Los Obispos de la CEE en la Exhortación pastoral de marzo 2024 titulada: “Comunidades acogedoras y misioneras”, propusimos que el futuro de nuestra sociedad y el de la Iglesia pasan por la plena incorporación de los millones de personas inmigradas, con una enorme diversidad de procedencias, que han supuesto una transformación extraordinaria de nuestra realidad demográfica.
Según el Instituto de Estadística de Cataluña, el 1 de enero de 2023 residían en Cataluña 1.361.981 de personas con nacionalidad extranjera, es decir, el 17,2% de la población. En nuestra Diócesis, estos porcentajes van desde el 10,68% del Pallars Sobirà hasta el 28% en la Segarra, con Guissona como el municipio con el porcentaje más alto de toda Cataluña (52,7%). Más allá de la nacionalidad legal, hay que tener presente que de los casi 8 millones de ciudadanos de Cataluña, 1’7 millones han nacido fuera de España, procedentes de más de 170 países diferentes. En Andorra, hace ya décadas que las personas migradas superan a los nacionales. De los actuales 85.101 habitantes en el Principado (enero 2024), 57.802 son nacidos fuera del país y, de éstos, 13.149 son de países de fuera de Europa. Este fenómeno previsiblemente seguirá creciendo, como consecuencia de muchos factores: baja natalidad, demanda de cierta mano de obra y condiciones de vida que atraen a la población de países más pobres o con situaciones de miseria, guerra o inseguridad. También por trabajo o jubilación. Ante esto, o somos una Iglesia acogedora y misionera, o simplemente no seremos. Se reclama una profunda conversión personal y comunitaria y una renovación eclesial, que fomente la acogida y la misión.
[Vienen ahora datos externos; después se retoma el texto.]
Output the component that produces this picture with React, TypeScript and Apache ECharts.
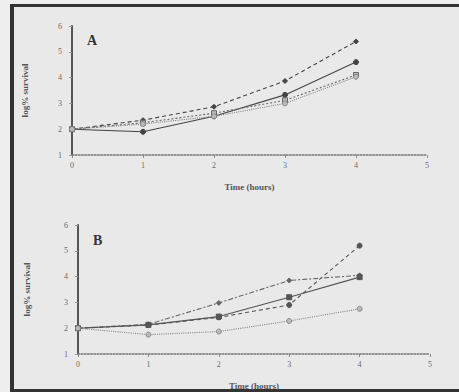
import React, { useEffect, useRef } from "react";
import * as echarts from "echarts";

const hours = [0, 1, 2, 3, 4];
const xTicks = ["0", "1", "2", "3", "4", "5"];

// Panel A
const a1 = [2.0, 2.35, 2.87, 3.87, 5.4];
const a2 = [2.0, 1.9, 2.5, 3.33, 4.6];
const a3 = [2.0, 2.25, 2.62, 3.12, 4.1];
const a4 = [2.0, 2.2, 2.5, 3.0, 4.03];

// Panel B
const b1 = [2.0, 2.12, 2.42, 2.9, 5.2];
const b2 = [2.0, 2.15, 2.98, 3.85, 4.05];
const b3 = [2.0, 2.13, 2.45, 3.2, 3.98];
const b4 = [2.0, 1.75, 1.87, 2.28, 2.75];

const FONT = "'Liberation Serif', 'DejaVu Serif', serif";

function pts(vals: number[]) {
  return vals.map((v, i) => [hours[i], v]);
}

export default function App() {
  const ref = useRef<HTMLDivElement>(null);
  useEffect(() => {
    if (!ref.current) return;
    const chart = echarts.init(ref.current, null, { renderer: "svg" });
    const xAxisBase = (gridIndex: number) => ({
      gridIndex,
      type: "value" as const,
      min: 0,
      max: 5,
      interval: 1,
      name: "Time (hours)",
      nameLocation: "middle" as const,
      nameGap: 27,
      nameTextStyle: { fontFamily: FONT, fontSize: 9, fontWeight: "bold" as const, color: "#555" },
      axisLine: { show: true, lineStyle: { color: "#777", width: 1.6, type: "dotted" as const } },
      axisTick: { show: true, length: 3, lineStyle: { color: "#888" } },
      axisLabel: {
        margin: 6,
        fontFamily: FONT,
        fontSize: 8,
        color: "#6a6a6a",
        formatter: (v: number) => xTicks[Math.round(v)] ?? "",
      },
      splitLine: { show: false },
    });
    const yAxisBase = (gridIndex: number, gap: number) => ({
      gridIndex,
      type: "value" as const,
      min: 1,
      max: 6,
      interval: 1,
      name: "log% survival",
      nameLocation: "middle" as const,
      nameGap: gap,
      nameTextStyle: { fontFamily: FONT, fontSize: 9, fontWeight: "bold" as const, color: "#555" },
      axisLine: { show: true, lineStyle: { color: "#555", width: 2 } },
      axisTick: { show: true, inside: false, length: 3, lineStyle: { color: "#999" } },
      axisLabel: { margin: 10, fontFamily: FONT, fontSize: 8, color: "#6a6a6a" },
      splitLine: { show: false },
    });
    const line = (
      data: number[],
      xi: number,
      type: any,
      symbol: string,
      color: string,
      filled: boolean
    ) => ({
      type: "line" as const,
      xAxisIndex: xi,
      yAxisIndex: xi,
      data: pts(data),
      symbol,
      symbolSize: 5,
      lineStyle: { color, width: 1.1, type },
      itemStyle: { color: filled ? color : "#bbb", borderColor: color, borderWidth: 1 },
      z: 3,
    });
    chart.setOption({
      animation: false,
      backgroundColor: "#eeeeee",
      grid: [
        { left: 72, top: 26, width: 355, height: 129 },
        { left: 78, top: 225, width: 352, height: 129 },
      ],
      xAxis: [xAxisBase(0), xAxisBase(1)],
      yAxis: [yAxisBase(0, 43), yAxisBase(1, 47)],
      series: [
        line(a1, 0, [4, 3], "diamond", "#444", true),
        line(a2, 0, "solid", "circle", "#444", true),
        line(a3, 0, [2, 2], "rect", "#666", false),
        line(a4, 0, "dotted", "circle", "#888", false),
        line(b1, 1, [4, 3], "circle", "#555", true),
        line(b2, 1, [5, 2, 2, 2], "diamond", "#666", true),
        line(b3, 1, "solid", "rect", "#555", true),
        line(b4, 1, "dotted", "circle", "#888", false),
      ],
      graphic: [
        { type: "rect", shape: { x: 10, y: 4, width: 449, height: 3 }, style: { fill: "#333" } },
        { type: "rect", shape: { x: 10, y: 4, width: 4, height: 388 }, style: { fill: "#333" } },
        { type: "rect", shape: { x: 10, y: 389, width: 449, height: 3 }, style: { fill: "#333" } },
        { type: "rect", shape: { x: 14, y: 7, width: 445, height: 382 }, style: { fill: "#e9e9e9" }, z: -10 },
        {
          type: "text",
          x: 87,
          y: 33,
          style: { text: "A", font: `bold 14px ${FONT}`, fill: "#333" },
        },
        {
          type: "text",
          x: 93,
          y: 233,
          style: { text: "B", font: `bold 14px ${FONT}`, fill: "#333" },
        },
      ],
    });
    return () => chart.dispose();
  }, []);
  return (
    <div
      ref={ref}
      style={{ position: "fixed", left: 0, top: 0, width: 459, height: 392 }}
    />
  );
}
La Iglesia ha defendido siempre que toda persona, con independencia de su origen y circunstancias, tiene una dignidad infinita e inviolable, y tiene el derecho de no tener que emigrar del propio país para vivir dignamente, o también tiene derecho a emigrar, siempre dentro de las exigencias del bien común. Por eso, el Papa Francisco insiste en que la actitud necesaria se concreta en cuatro verbos: acoger, proteger, promover e integrar las personas emigrantes, especialmente aquellas más vulnerables, en una cultura de la hospitalidad, el diálogo y el encuentro interpersonal.
Debemos ser conscientes de las grandes aportaciones de los emigrantes. Ellos contribuyen con su trabajo al desarrollo económico y cubren diversas necesidades sociales. Ofrecen nuevas posibilidades para nuestro crecimiento personal, como fruto del dinamismo y la diversidad que generan. Podemos crecer en nuestro camino de fe, acercándonos y conociendo mejor las injusticias sociales que les obligan a emigrar. Son un “signo” que nos hace dar cuenta de la vocación a ser una sola familia.
Este nuevo pluralismo social es un reto formidable para la Iglesia, que es y quiere ser católica, que quiere vivir la universalidad del género humano en la fraternidad que proviene de Cristo Resucitado, promoviendo una “civilización del amor”. Esto pide a nuestras comunidades, cada vez más diversas, acoger, armonizar e integrar identidades culturales diferentes, a fin de promover sin miedo una nueva síntesis, una nueva identidad, un nuevo rostro, donde todo el mundo pueda sentirse amado y arraigado. Necesitamos abrir procesos de escucha y salir al encuentro de las personas, descubriendo a Dios en la vida de cada uno. Él es Padre de todos y nosotros somos hermanos.